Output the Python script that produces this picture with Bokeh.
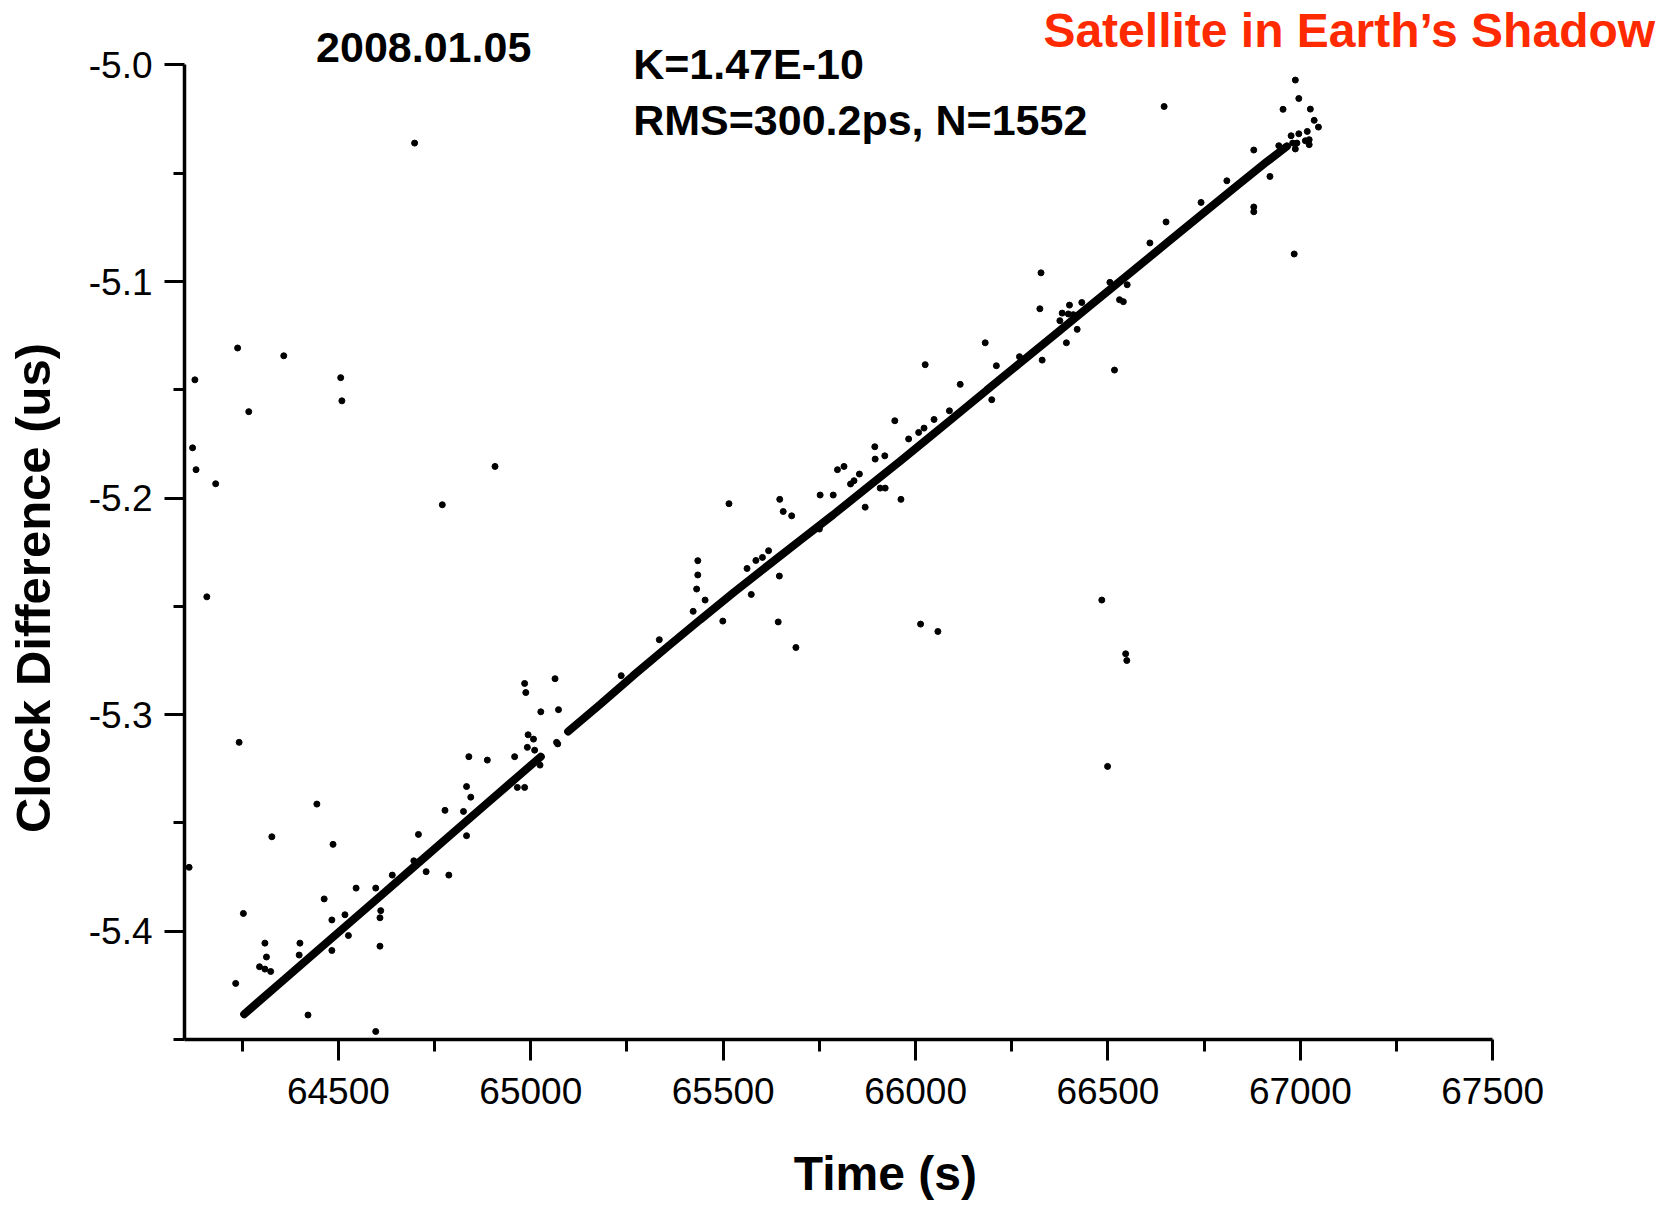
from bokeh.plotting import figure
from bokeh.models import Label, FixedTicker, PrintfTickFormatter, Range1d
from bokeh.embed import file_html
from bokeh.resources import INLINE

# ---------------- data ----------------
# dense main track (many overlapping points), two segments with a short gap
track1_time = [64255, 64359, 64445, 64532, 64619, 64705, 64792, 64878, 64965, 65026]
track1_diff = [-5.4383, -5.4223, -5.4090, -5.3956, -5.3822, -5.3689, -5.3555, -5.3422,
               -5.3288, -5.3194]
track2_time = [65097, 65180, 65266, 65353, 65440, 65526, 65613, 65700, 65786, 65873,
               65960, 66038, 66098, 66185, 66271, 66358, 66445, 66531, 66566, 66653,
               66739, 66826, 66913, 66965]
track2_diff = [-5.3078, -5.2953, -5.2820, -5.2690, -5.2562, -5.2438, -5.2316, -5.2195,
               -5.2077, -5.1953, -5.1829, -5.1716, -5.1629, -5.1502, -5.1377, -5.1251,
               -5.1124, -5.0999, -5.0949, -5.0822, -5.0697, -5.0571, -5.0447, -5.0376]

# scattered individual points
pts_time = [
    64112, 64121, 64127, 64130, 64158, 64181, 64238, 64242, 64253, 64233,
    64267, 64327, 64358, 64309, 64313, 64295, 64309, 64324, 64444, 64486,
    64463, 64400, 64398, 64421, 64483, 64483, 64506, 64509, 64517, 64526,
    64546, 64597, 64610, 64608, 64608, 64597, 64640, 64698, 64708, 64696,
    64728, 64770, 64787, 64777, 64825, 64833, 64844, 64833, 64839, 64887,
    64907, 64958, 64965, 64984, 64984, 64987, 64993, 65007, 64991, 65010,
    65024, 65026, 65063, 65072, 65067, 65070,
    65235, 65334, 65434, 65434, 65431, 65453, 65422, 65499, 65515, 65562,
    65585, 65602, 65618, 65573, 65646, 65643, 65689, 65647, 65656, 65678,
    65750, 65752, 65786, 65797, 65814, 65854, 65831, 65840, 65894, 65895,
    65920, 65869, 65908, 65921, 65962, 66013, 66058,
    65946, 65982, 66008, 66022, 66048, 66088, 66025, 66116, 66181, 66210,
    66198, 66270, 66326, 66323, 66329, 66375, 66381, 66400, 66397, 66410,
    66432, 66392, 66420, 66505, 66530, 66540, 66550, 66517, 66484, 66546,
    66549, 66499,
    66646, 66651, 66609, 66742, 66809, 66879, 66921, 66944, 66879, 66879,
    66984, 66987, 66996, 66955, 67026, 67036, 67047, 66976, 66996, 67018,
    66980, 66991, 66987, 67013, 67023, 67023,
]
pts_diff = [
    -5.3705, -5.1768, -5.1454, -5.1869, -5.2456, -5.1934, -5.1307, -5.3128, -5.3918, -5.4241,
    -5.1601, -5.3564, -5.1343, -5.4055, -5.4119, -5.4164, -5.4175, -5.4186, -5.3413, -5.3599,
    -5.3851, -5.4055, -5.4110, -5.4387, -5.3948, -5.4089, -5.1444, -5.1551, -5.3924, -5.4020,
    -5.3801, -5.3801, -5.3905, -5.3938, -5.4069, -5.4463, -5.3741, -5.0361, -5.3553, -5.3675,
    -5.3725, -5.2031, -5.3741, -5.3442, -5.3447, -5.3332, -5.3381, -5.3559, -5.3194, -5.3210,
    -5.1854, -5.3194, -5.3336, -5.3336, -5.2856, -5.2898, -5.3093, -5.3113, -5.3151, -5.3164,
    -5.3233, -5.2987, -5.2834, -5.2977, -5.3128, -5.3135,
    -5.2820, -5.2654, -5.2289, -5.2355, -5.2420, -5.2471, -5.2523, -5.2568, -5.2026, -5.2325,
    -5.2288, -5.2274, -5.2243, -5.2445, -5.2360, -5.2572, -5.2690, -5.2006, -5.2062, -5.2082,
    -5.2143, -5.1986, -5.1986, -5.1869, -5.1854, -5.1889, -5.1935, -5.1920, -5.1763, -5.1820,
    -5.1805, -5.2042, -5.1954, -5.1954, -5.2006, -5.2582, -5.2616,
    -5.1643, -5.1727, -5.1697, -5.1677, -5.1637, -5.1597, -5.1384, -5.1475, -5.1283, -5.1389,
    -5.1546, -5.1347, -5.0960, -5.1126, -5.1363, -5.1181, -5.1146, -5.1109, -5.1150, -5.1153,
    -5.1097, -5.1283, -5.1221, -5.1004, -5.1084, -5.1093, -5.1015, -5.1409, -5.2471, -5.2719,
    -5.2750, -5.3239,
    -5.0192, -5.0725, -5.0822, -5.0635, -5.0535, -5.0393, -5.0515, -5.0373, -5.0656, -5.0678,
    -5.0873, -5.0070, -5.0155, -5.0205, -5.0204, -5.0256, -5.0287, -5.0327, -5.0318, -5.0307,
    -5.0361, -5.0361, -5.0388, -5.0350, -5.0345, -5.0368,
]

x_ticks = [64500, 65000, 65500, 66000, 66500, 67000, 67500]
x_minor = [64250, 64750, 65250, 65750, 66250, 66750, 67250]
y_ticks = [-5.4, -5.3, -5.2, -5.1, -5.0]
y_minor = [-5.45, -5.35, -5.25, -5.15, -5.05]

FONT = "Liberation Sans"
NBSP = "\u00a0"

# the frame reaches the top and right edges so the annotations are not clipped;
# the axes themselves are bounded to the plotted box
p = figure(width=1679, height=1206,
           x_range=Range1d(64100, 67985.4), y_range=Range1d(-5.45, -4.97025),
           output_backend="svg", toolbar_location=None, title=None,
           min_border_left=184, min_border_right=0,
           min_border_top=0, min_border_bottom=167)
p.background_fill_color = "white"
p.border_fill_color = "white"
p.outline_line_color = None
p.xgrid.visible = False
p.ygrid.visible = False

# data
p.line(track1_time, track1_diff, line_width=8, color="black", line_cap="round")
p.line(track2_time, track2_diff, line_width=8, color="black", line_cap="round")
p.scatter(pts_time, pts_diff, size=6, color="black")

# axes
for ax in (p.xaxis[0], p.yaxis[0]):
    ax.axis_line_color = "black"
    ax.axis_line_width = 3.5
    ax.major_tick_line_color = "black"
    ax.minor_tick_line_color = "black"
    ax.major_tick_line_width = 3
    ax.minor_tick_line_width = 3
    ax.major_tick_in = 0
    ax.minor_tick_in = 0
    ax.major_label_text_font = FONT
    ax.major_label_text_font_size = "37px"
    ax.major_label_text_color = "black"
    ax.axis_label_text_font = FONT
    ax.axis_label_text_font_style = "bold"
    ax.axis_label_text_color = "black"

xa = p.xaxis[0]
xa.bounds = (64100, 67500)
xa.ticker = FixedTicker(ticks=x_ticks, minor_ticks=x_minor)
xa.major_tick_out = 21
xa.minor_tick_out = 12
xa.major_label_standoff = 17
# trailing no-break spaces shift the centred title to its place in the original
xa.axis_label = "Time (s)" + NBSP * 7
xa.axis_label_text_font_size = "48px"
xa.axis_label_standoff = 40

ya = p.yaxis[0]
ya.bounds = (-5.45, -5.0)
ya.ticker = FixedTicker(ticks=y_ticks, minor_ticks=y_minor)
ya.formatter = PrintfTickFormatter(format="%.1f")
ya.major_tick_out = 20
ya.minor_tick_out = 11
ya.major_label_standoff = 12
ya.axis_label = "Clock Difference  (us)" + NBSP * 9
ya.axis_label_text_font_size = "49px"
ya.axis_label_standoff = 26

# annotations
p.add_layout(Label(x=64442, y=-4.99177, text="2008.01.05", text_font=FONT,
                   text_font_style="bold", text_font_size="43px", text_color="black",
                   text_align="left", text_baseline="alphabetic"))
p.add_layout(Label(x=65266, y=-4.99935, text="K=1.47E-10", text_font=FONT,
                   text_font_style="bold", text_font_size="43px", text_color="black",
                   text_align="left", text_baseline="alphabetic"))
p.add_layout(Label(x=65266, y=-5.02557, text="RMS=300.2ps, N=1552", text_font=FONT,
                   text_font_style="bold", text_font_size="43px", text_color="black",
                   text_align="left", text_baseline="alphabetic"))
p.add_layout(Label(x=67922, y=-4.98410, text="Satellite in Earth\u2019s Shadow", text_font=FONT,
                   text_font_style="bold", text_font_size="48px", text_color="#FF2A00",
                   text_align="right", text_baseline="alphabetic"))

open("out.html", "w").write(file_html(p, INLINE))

▸ **Problem description**
Quote, exactly and only, the lines from the first line of the data above through the line containing "from bokeh.resources import INLINE". The pictures do not belong in it.

▸ **Complete output**
Output the Python script that produces this picture with Bokeh.
from bokeh.plotting import figure
from bokeh.models import Label, FixedTicker, PrintfTickFormatter, Range1d
from bokeh.embed import file_html
from bokeh.resources import INLINE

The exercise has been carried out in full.